The Aircraft (Amendment) Bill, 2020

  • The Bill is intended to carry out amendments to the Aircraft Act, 1934 (XXII of 1934).
  • The Bill enhances the maximum limit of fine from the existing ₹10 lakhs to ₹one crore.
  • It also enlarges the scope of the Act to include regulation of all areas of air navigation.
  • The proposed amendments would fulfill the safety requirements of International Civil Aviation Organisation (ICAO).
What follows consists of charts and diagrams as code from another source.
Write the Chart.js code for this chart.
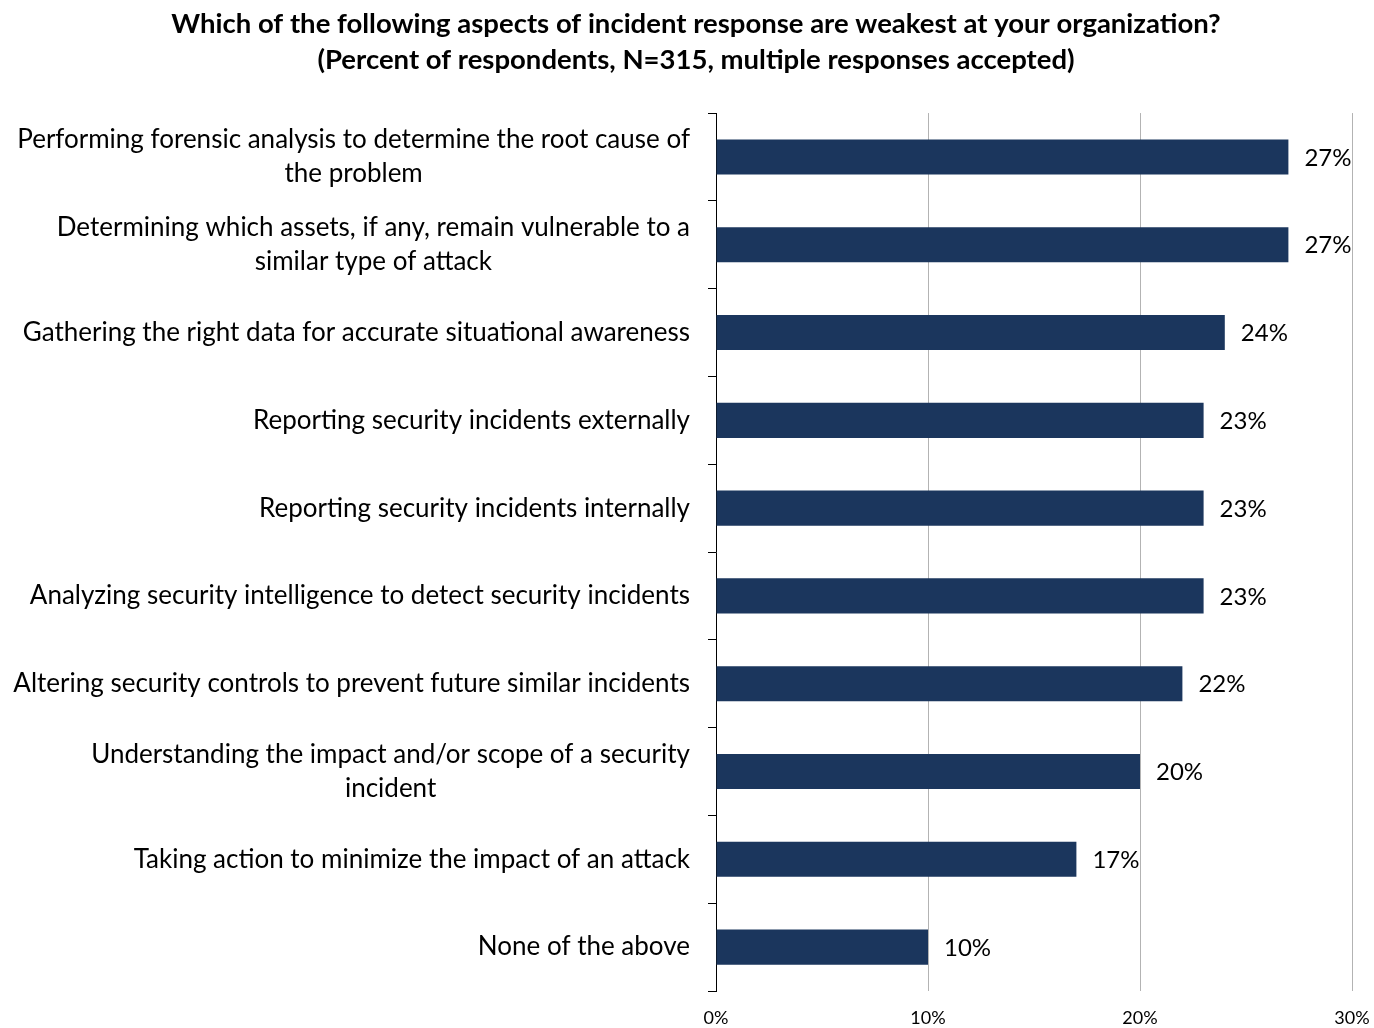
<!DOCTYPE html>
<html>
<head>
<meta charset="utf-8">
<script src="https://cdn.jsdelivr.net/npm/chart.js@4/dist/chart.umd.min.js"></script>
<style>
  body { margin: 0; background: #fff; }
</style>
</head>
<body>
<canvas id="weakestChart" width="1374" height="1028"></canvas>
<script>
// 類別（已斷行）
const categories = [
    ['Performing forensic analysis to determine the root cause of', 'the problem'],
    ['Determining which assets, if any, remain vulnerable to a', 'similar type of attack'],
    ['Gathering the right data for accurate situational awareness'],
    ['Reporting security incidents externally'],
    ['Reporting security incidents internally'],
    ['Analyzing security intelligence to detect security incidents'],
    ['Altering security controls to prevent future similar incidents'],
    ['Understanding the impact and/or scope of a security', 'incident'],
    ['Taking action to minimize the impact of an attack'],
    ['None of the above']
];
const percents = [27, 27, 24, 23, 23, 23, 22, 20, 17, 10];
const xTicks = [0, 10, 20, 30];
const titleLines = [
    'Which of the following aspects of incident response are weakest at your organization?',
    '(Percent of respondents, N=315, multiple responses accepted)'
];

const fontFamily = 'Lato, "Open Sans", sans-serif';
Chart.defaults.font.family = fontFamily;
Chart.defaults.color = '#000';

// 左邊的類別文字：整塊靠右，多行置中
const categoryLabels = {
    id: 'categoryLabels',
    afterDraw(chart) {
        const ctx = chart.ctx;
        const yScale = chart.scales.y;
        ctx.save();
        ctx.font = '26px ' + fontFamily;
        ctx.fillStyle = '#000';
        ctx.textBaseline = 'middle';
        ctx.textAlign = 'center';
        const right = yScale.right - 26;
        const lineH = 34;
        categories.forEach((lines, i) => {
            const y = yScale.getPixelForValue(i);
            const widest = Math.max(...lines.map(l => ctx.measureText(l).width));
            const cx = right - widest / 2;
            const y0 = y - (lines.length - 1) * lineH / 2;
            lines.forEach((l, j) => ctx.fillText(l, cx, y0 + j * lineH));
        });
        ctx.restore();
    }
};

// 長條右邊的百分比
const valueLabels = {
    id: 'valueLabels',
    afterDatasetsDraw(chart) {
        const ctx = chart.ctx;
        const meta = chart.getDatasetMeta(0);
        ctx.save();
        ctx.font = '24px ' + fontFamily;
        ctx.fillStyle = '#000';
        ctx.textBaseline = 'middle';
        ctx.textAlign = 'left';
        meta.data.forEach((bar, i) => {
            ctx.fillText(percents[i] + '%', bar.x + 16, bar.y + 1);
        });
        ctx.restore();
    }
};

let ctx = document.getElementById('weakestChart');
new Chart(ctx, {
    type: 'bar',
    data: {
        labels: categories,
        datasets: [{
            data: percents,
            backgroundColor: '#1b365d',
            borderWidth: 0,
            barPercentage: 0.4,
            categoryPercentage: 1
        }]
    },
    options: {
        indexAxis: 'y',
        responsive: false,
        animation: false,
        layout: {
            padding: { left: 40, right: 22, top: 0, bottom: 0 }
        },
        scales: {
            x: {
                min: 0,
                max: 30,
                afterBuildTicks: (scale) => {
                    scale.ticks = xTicks.map(v => ({ value: v }));
                },
                afterFit: (scale) => {
                    scale.paddingLeft = 0;
                    scale.paddingRight = 0;
                    scale.height = 37;
                },
                ticks: {
                    font: { size: 18 },
                    padding: 16,
                    callback: (v) => v + '%'
                },
                grid: {
                    color: '#b3b3b3',
                    lineWidth: 1,
                    drawTicks: false
                },
                border: { display: false }
            },
            y: {
                ticks: { display: false },
                afterFit: (scale) => {
                    scale.width = 676;
                    scale.paddingTop = 0;
                    scale.paddingBottom = 0;
                },
                grid: {
                    offset: true,
                    drawOnChartArea: false,
                    drawTicks: true,
                    tickLength: 8,
                    color: '#000'
                },
                border: { display: true, color: '#000', width: 1 }
            }
        },
        plugins: {
            legend: { display: false },
            tooltip: { enabled: false },
            title: {
                display: true,
                text: titleLines,
                font: { size: 27.5, weight: 'bold', lineHeight: 1.31 },
                padding: { top: 6, bottom: 35 }
            }
        }
    },
    plugins: [categoryLabels, valueLabels]
});
</script>
</body>
</html>
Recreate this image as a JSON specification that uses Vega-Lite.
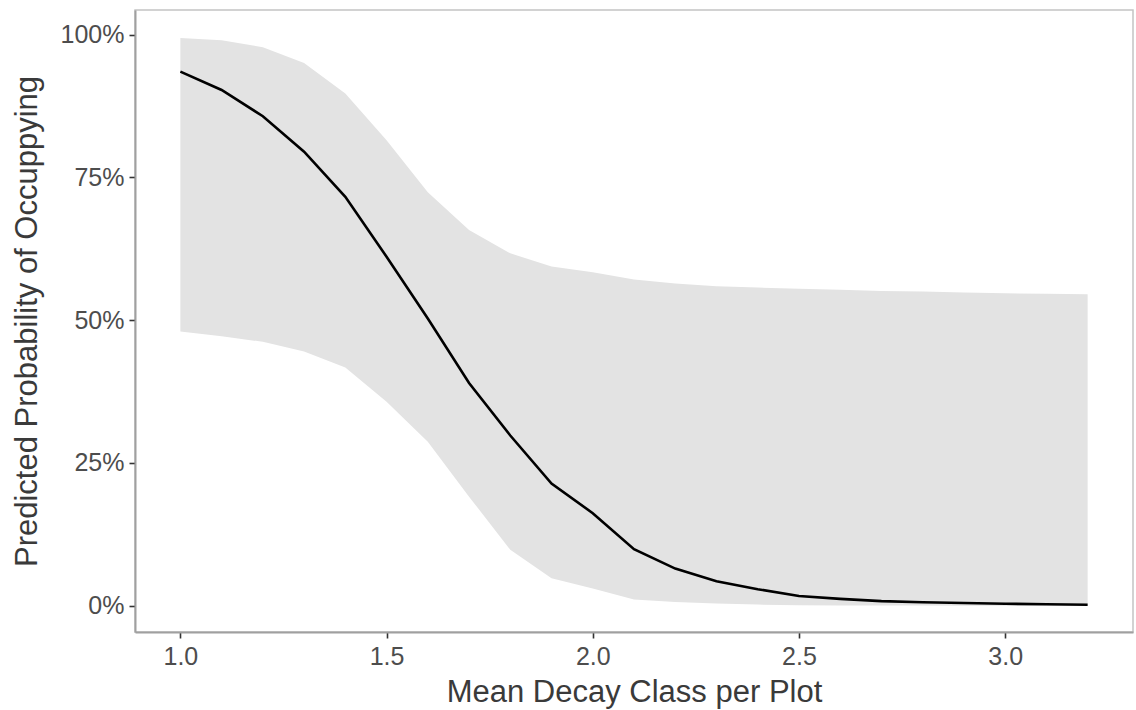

This will also enable the three regulatory bodies in the civil aviation sector in India—Directorate General of Civil Aviation (DGCA), Bureau of Civil Aviation Security (BCAS) and Aircraft Accident Investigation Bureau (AAIB) to become more effective.
  • This (the Bill) will lead to enhancement in the level of safety and security of aircraft operations in the country
  • A few other provisions would also be made part of the law that will also help in complying with the International Civil Aviation Organization’s (ICAO) requirements.
  • The Aircraft (Amendment) Bill, 2020 also provides for keeping “aircraft belonging to any armed forces of the Union, other than naval, from military or air force outside the purview” of the Aircraft Act, 1934.
  • Other proposals include empowering BCAS or any authorised officer to issue directions, having designated officers for adjudging penalties and introducing a provision for compounding of offences.